◆ **Data lines**
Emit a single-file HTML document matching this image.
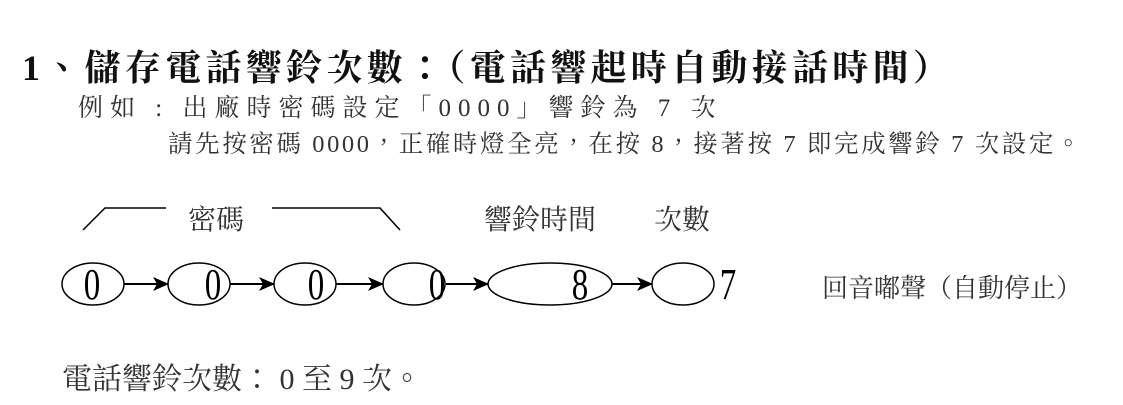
<!DOCTYPE html>
<html><head><meta charset="utf-8"><style>
body{margin:0;width:1123px;height:405px;background:#fff;position:relative;overflow:hidden;font-family:"Liberation Serif","Noto Serif CJK TC",serif;color:#111}
.t{position:absolute;white-space:pre}
</style></head><body>
<div class="t" style="left:22px;top:40px;font-size:36px;font-weight:bold;letter-spacing:4.3px">1、儲存電話響鈴次數：（電話響起時自動接話時間）</div>
<div class="t" style="left:78px;top:88px;font-size:25px;color:#333;letter-spacing:7px">例如 : 出廠時密碼設定「0000」響鈴為 7 次</div>
<div class="t" style="left:168px;top:125px;font-size:24.5px;color:#333;letter-spacing:2.6px">請先按密碼 0000，正確時燈全亮，在按 8，接著按 7 即完成響鈴 7 次設定。</div>
<div class="t" style="left:188px;top:198px;font-size:28px;color:#333">密碼</div>
<div class="t" style="left:484px;top:198px;font-size:28px;color:#333">響鈴時間</div>
<div class="t" style="left:654px;top:198px;font-size:28px;color:#333">次數</div>
<div class="t" style="left:822px;top:268px;font-size:26px;color:#333">回音嘟聲（自動停止）</div>
<div class="t" style="left:62px;top:354px;font-size:30px;color:#333">電話響鈴次數： 0 至 9 次。</div>
<svg width="1123" height="405" style="position:absolute;left:0;top:0" font-family="Liberation Serif, serif">
<defs><marker id="a" markerWidth="16" markerHeight="14" refX="15" refY="7" orient="auto" markerUnits="userSpaceOnUse"><path d="M0,0 L16,7 L0,14 L4,7z" fill="#000"/></marker></defs>
<g fill="none" stroke="#000" stroke-width="1.5">
<polyline points="83,230 105,208 166,208"/>
<polyline points="272,208 380,208 400,230"/>
<ellipse cx="93" cy="284" rx="31" ry="21"/>
<ellipse cx="199" cy="284" rx="31" ry="21"/>
<ellipse cx="305" cy="284" rx="31" ry="21"/>
<ellipse cx="414" cy="284" rx="31" ry="21"/>
<ellipse cx="550" cy="284" rx="62" ry="21"/>
<ellipse cx="683" cy="284" rx="31" ry="21"/>
<line x1="124" y1="284" x2="168" y2="284" stroke-width="2" marker-end="url(#a)"/>
<line x1="230" y1="284" x2="274" y2="284" stroke-width="2" marker-end="url(#a)"/>
<line x1="336" y1="284" x2="383" y2="284" stroke-width="2" marker-end="url(#a)"/>
<line x1="446" y1="284" x2="488" y2="284" stroke-width="2" marker-end="url(#a)"/>
<line x1="612" y1="284" x2="652" y2="284" stroke-width="2" marker-end="url(#a)"/>
</g>
<g font-size="44" fill="#000" text-anchor="middle">
<text transform="translate(92,299) scale(0.75,1)">0</text>
<text transform="translate(213,299) scale(0.75,1)">0</text>
<text transform="translate(316,299) scale(0.75,1)">0</text>
<text transform="translate(437,299) scale(0.75,1)">0</text>
<text transform="translate(580,299) scale(0.75,1)">8</text>
<text transform="translate(728,299) scale(0.75,1)">7</text>
</g>
</svg>
</body></html>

◆ **Written problem**
Transcribe the preceding listing in its entirety and with exact wording, leaving out pictures.

◆ **Answer to this exercise**
Emit a single-file HTML document matching this image.
<!DOCTYPE html>
<html><head><meta charset="utf-8"><style>
body{margin:0;width:1123px;height:405px;background:#fff;position:relative;overflow:hidden;font-family:"Liberation Serif","Noto Serif CJK TC",serif;color:#111}
.t{position:absolute;white-space:pre}
</style></head><body>
<div class="t" style="left:22px;top:40px;font-size:36px;font-weight:bold;letter-spacing:4.3px">1、儲存電話響鈴次數：（電話響起時自動接話時間）</div>
<div class="t" style="left:78px;top:88px;font-size:25px;color:#333;letter-spacing:7px">例如 : 出廠時密碼設定「0000」響鈴為 7 次</div>
<div class="t" style="left:168px;top:125px;font-size:24.5px;color:#333;letter-spacing:2.6px">請先按密碼 0000，正確時燈全亮，在按 8，接著按 7 即完成響鈴 7 次設定。</div>
<div class="t" style="left:188px;top:198px;font-size:28px;color:#333">密碼</div>
<div class="t" style="left:484px;top:198px;font-size:28px;color:#333">響鈴時間</div>
<div class="t" style="left:654px;top:198px;font-size:28px;color:#333">次數</div>
<div class="t" style="left:822px;top:268px;font-size:26px;color:#333">回音嘟聲（自動停止）</div>
<div class="t" style="left:62px;top:354px;font-size:30px;color:#333">電話響鈴次數： 0 至 9 次。</div>
<svg width="1123" height="405" style="position:absolute;left:0;top:0" font-family="Liberation Serif, serif">
<defs><marker id="a" markerWidth="16" markerHeight="14" refX="15" refY="7" orient="auto" markerUnits="userSpaceOnUse"><path d="M0,0 L16,7 L0,14 L4,7z" fill="#000"/></marker></defs>
<g fill="none" stroke="#000" stroke-width="1.5">
<polyline points="83,230 105,208 166,208"/>
<polyline points="272,208 380,208 400,230"/>
<ellipse cx="93" cy="284" rx="31" ry="21"/>
<ellipse cx="199" cy="284" rx="31" ry="21"/>
<ellipse cx="305" cy="284" rx="31" ry="21"/>
<ellipse cx="414" cy="284" rx="31" ry="21"/>
<ellipse cx="550" cy="284" rx="62" ry="21"/>
<ellipse cx="683" cy="284" rx="31" ry="21"/>
<line x1="124" y1="284" x2="168" y2="284" stroke-width="2" marker-end="url(#a)"/>
<line x1="230" y1="284" x2="274" y2="284" stroke-width="2" marker-end="url(#a)"/>
<line x1="336" y1="284" x2="383" y2="284" stroke-width="2" marker-end="url(#a)"/>
<line x1="446" y1="284" x2="488" y2="284" stroke-width="2" marker-end="url(#a)"/>
<line x1="612" y1="284" x2="652" y2="284" stroke-width="2" marker-end="url(#a)"/>
</g>
<g font-size="44" fill="#000" text-anchor="middle">
<text transform="translate(92,299) scale(0.75,1)">0</text>
<text transform="translate(213,299) scale(0.75,1)">0</text>
<text transform="translate(316,299) scale(0.75,1)">0</text>
<text transform="translate(437,299) scale(0.75,1)">0</text>
<text transform="translate(580,299) scale(0.75,1)">8</text>
<text transform="translate(728,299) scale(0.75,1)">7</text>
</g>
</svg>
</body></html>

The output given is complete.